Olivier Père, der neue Direktor von Locarno, hat den Wettbewerb des Festivals nun nach dem Vorbild von Cannes ebenfalls für Dokumentarfilme geöffnet und dem gleich mit einem Sechsstünder Nachdruck verlliehen. Karamay ist eine Stadt in der uigurischen Provinz der Volksrepublik China. 1994 sind in der grossen „Freundschaftshalle“ der Ölarbeiterstadt 323 Menschen im Feuer umgekommen, 288 von ihnen Schulkinder zwischen 6 und 14 Jahren. Wie viele Katastrophen in China wurde auch diese von den Funktionären so gut wie möglich aus der Geschichte getilgt, die Hinterbliebenen, insbesondere die Eltern der toten Kinder, kämpfen seit damals um die offizielle Anerkennung – nicht einmal Totenscheine wurden ausgestellt. Xin Xu gibt nun diesen Hinterbliebenen die Gelegenheit, ihrer Wut, ihren Ängsten und ihren Erinnerungen endlich freien Lauf zu lassen, vor einer fix aufgestellten Kamera. 356 Minuten sind viel für einen Dokumentarfilm, aber nichts, angesichts der Tragödie, die hunderte von Leben auslöschte und viele für immer veränderte.

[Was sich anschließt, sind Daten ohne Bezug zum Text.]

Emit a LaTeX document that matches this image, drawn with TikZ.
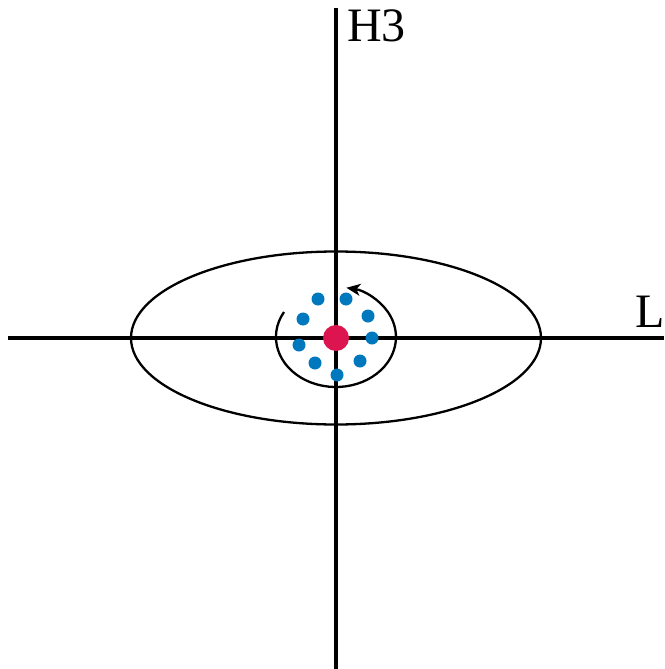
\documentclass[tikz,border=0pt]{standalone}
\usepackage{fontspec}
\setmainfont{Liberation Serif}
\usetikzlibrary{arrows.meta}

\begin{document}
\begin{tikzpicture}[
    x=1pt,y=-1pt,
    axis/.style={line width=3.2pt},
    orbit/.style={line width=2.3pt},
    label/.style={inner sep=0pt,anchor=base west,font=\fontsize{48}{48}\selectfont},
    ion/.style={circle,fill={rgb,255:red,0;green,120;blue,190},minimum size=13pt,inner sep=0pt},
    core/.style={circle,fill={rgb,255:red,220;green,20;blue,80},minimum size=26pt,inner sep=0pt}
]
    \useasboundingbox (0,0) rectangle (664,669);

    \coordinate (O) at (336,338);
    \coordinate (N) at (336,8);
    \coordinate (S) at (336,669);
    \coordinate (W) at (8,338);
    \coordinate (E) at (664,338);
    \coordinate (T) at (284,312);

    % axes
    \draw[axis] (W) -- (E);
    \draw[axis] (N) -- (S);

    \node[label] (h3) at (347,42) {H3};
    \node[label] (l) at (635,327) {L};

    % outer orbit
    \draw[orbit] (O) ellipse (205 and 86.5);

    % inner orbit with arrow
    \draw[orbit,-{Stealth[length=14pt,width=12pt,inset=4pt]}]
        (T) arc[start angle=210,end angle=-80,x radius=60,y radius=50];

    \foreach \name/\x/\y in {a/318/299,b/346/299,c/303/319,d/368/316,e/372/338,
                             f/299/345,g/315/363,h/337/375,i/360/361}
        \node[ion] (\name) at (\x,\y) {};

    \node[core] (c0) at (O) {};
\end{tikzpicture}
\end{document}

Radikal ist das vor allem darum, weil die meisten dieser Menschen nie öffentlich und offiziell so über die Geschichte reden könnten und dürften. Immer und immer wieder wird betont, dass die Kontrolle durch die Funktionäre der Stadt und der Provinz, aber letztlich auch der Zentralregierung absolut sei. Das legt die Vermutung nahe, dass die Aufnahmen zuerst einmal unter Zusicherung von Diskretion entstanden sind, wohl mit dem Hinweis auf die bisherige Arbeitsweise von Xin Xu und der Absicht, den Film im Ausland zu zeigen. Leider hatte ich heute Sendung während der Pressekonferenz zum Film.
Formal zerreisst der Film keine Stricke, er setzt ein mit einem Gang über den Friedhof und zeigt dann vor allem die redenden Menschen in Schwarzweiss, mit gelegentlichen erklärenden Untertiteln zu den etablierten Fakten und mit dazwischen geschnittenen privaten Videoaufnahmen von 1994 sowie aufgezeichneten Fernsehnachrichten der offiziellen Sender. Aber die immer und immer wieder aufgenommene Erzählung bringt immer mehr Facetten der Tragödie zum Vorschein, Vermutungen, Spekulationen und Fakten, stets getragen vom Schmerz und der Wut der Erzählenden, so dass es effektiv schwer fällt, den Kinosaal zu verlassen, und sei es nur für einen Schluck Wasser.
Natürlich hätten diese sechs Stunden Material auch auf die üblichen neunzig Minuten zusammengeschnitten werden können, der reine Informationsgehalt wäre wohl der gleiche geblieben. Aber die emotionale Wucht bliebe auf der Strecke und die ganze Denkarbeit, die ich als Zuschauer im Saal sechs Stunden lang leiste sowieso.
Karamay ist ein starkes Kinoerlebnis und damit ein starker Dokumentarfilm. Nur schon darum, weil man wohl stundenlang streiten könnte darüber, ob diese schiere Menge an Bildern und Tönen jetzt eher furchtbar sei oder doch vor allem fruchtbar.
Dass die Rezeptionsgeschichte dieses Film letztlich wohl fast interessanter sein dürfte als die Beschreibung seiner Machart, versteht sich von selbst. Die Wirkung des Films ist auf jeden Fall nicht nur eine individuelle für Protagonisten und Zuschauerinnen, sondern letztlich auch eine kollektive, mehr als bei vielen anderen Filmen.